Coronavirus
Shanghai slipping back into lockdowns days after restrictions relaxed
China’s tech hub of 25 million people celebrated on Wednesday when officials lifted its city-wide lockdown, but certain neighborhoods are once against be quarantined after new cases, according to city health authorities
June 6, 2022 11:26am
Updated: June 6, 2022 1:10pm
China’s tech hub of 25 million people celebrated last week when officials lifted its city-wide lockdown, but certain neighborhoods are once against be quarantined after new cases, according to city health authorities.

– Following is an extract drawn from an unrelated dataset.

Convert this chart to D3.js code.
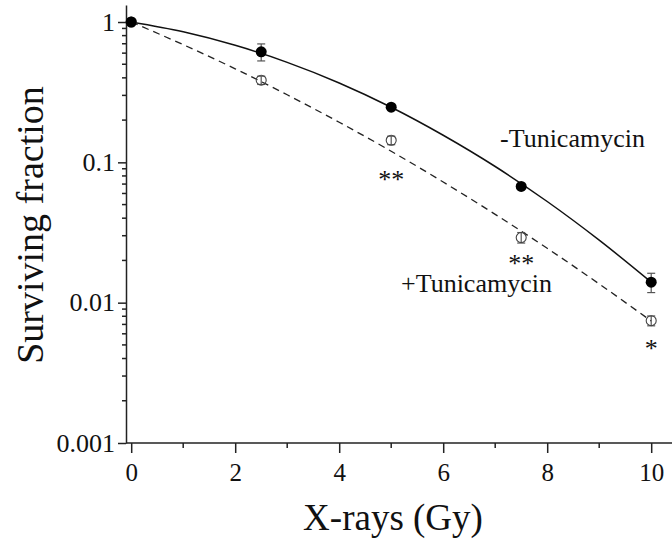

Four neighborhoods in Shanghai’s Jing’an and Pudong districts were designated “medium-risk areas” after seven new COVID-19 cases were detected there, meaning residents will be confined to their homes for 14 days, according to a news conference on Thursday.
Shanghai health officials also said their 26 close contacts and 106 secondary contacts had been placed in government quarantine.
The city’s “reversion to lockdown” is a reminder that China’s zero-COVID strategy of mass testing and harsh lockdowns will continue, says CNN.
Shanghai’s “reopening” has been met with jubilation by its residents, many of whom have been confined inside their residential complexes since March.
But under the renewed bustle of city life, strict protocol and regular testing continues. Shanghai residents must present a negative COVID test taken within 72 hours to use public transportation and enter public spaces, which has resulted in long lines outside testing sites in the blistering hot Chinese summer, reports CNN.
Shanghai is China’s most economically important city so the effects of it locking down has been reverberated through supply chains to every corner of the globe.
One analysis of the global supply chain found that “shipment delays between China and major US and European ports have quadrupled since late March, when China shut down the city of Shanghai, which has the world's busiest container port.”
Chinese President Xi Jinping’s decision to stand by strict zero-COVID has reportedly created rifts in the ruling Chinese Communist Party.
Last month, the state news agency stunned CCP members by publishing a full speech given by Premier Li Keqiang, the second most powerful man China, in a virtual meeting of 100,000 local government officials where he calls for immediate action to “stabilize” the situation in China amid backlash to harsh lockdowns.